Gannon left after the fumble and completed 11-of-21 passes for 80 yards with two interceptions while getting sacked four times.
"I separated my shoulder. I got it injected and when I came back I had no velocity," he said. "I don't know even if I was there if I could've made a difference. We didn't play well. They covered us well and that made us struggle."
"We lost our opportunity to start the game in good field position. Then we lost our quarterback," Gruden said. "At half, he took a shot and came back. I went with Gannon. I knew he wouldn't be the same, but you go with your trigger. It is just unfortunate that it happened today. As soon as he took another hit, it was apparent that he was hurt and then I went with Bobby."
Lewis, the leader of the Ravens' vaunted defense, will be hoping for better memories at the Super Bowl.
Hours after last year's Super Bowl in Atlanta, Lewis was charged with murder in the stabbing deaths of two men outside a nightclub. He pleaded guilty to impeding a police investigation and the murder charges were dropped.
After the fumble recovery, the Ravens settled for a 12-yard field goal by Stover and a commanding 16-3 advantage with 7:32 left.
The Raiders finally showed signs of life on their next possession and moved from their own 14 to the Baltimore 12. On third down, Hoying hit Andre Rison with an apparent five-yard touchdown with 4:39 to go. But the veteran receiver was called for pass interference, killing the Raiders' best chance to reach the end zone.
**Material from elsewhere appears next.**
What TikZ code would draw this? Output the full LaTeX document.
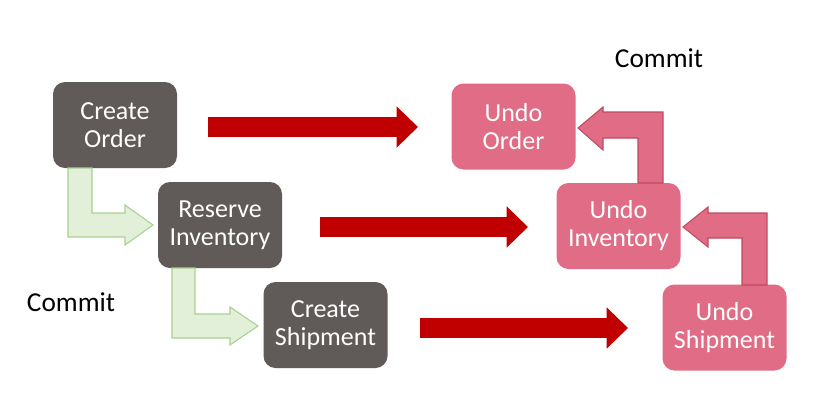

Two plays later, Sharper sealed the win for the Ravens with an interception at the 2.
"This is the most disappointed I've been in my short career," said Hoying, who was 7-of-15 for 88 yards and two interceptions. "I just got too anxious. I didn't get into a groove. When we moved it, it was too little too late."
"It was a tough situation out there without Gannon. I think our defense played good enough today to win, but our offense didn't," added Raiders receiver Tim Brown, who had five catches for 48 yards.
The Raiders failed in a bid to reach the Super Bowl for the first time since January 1984, when they rolled to a 38-9 victory over Washington.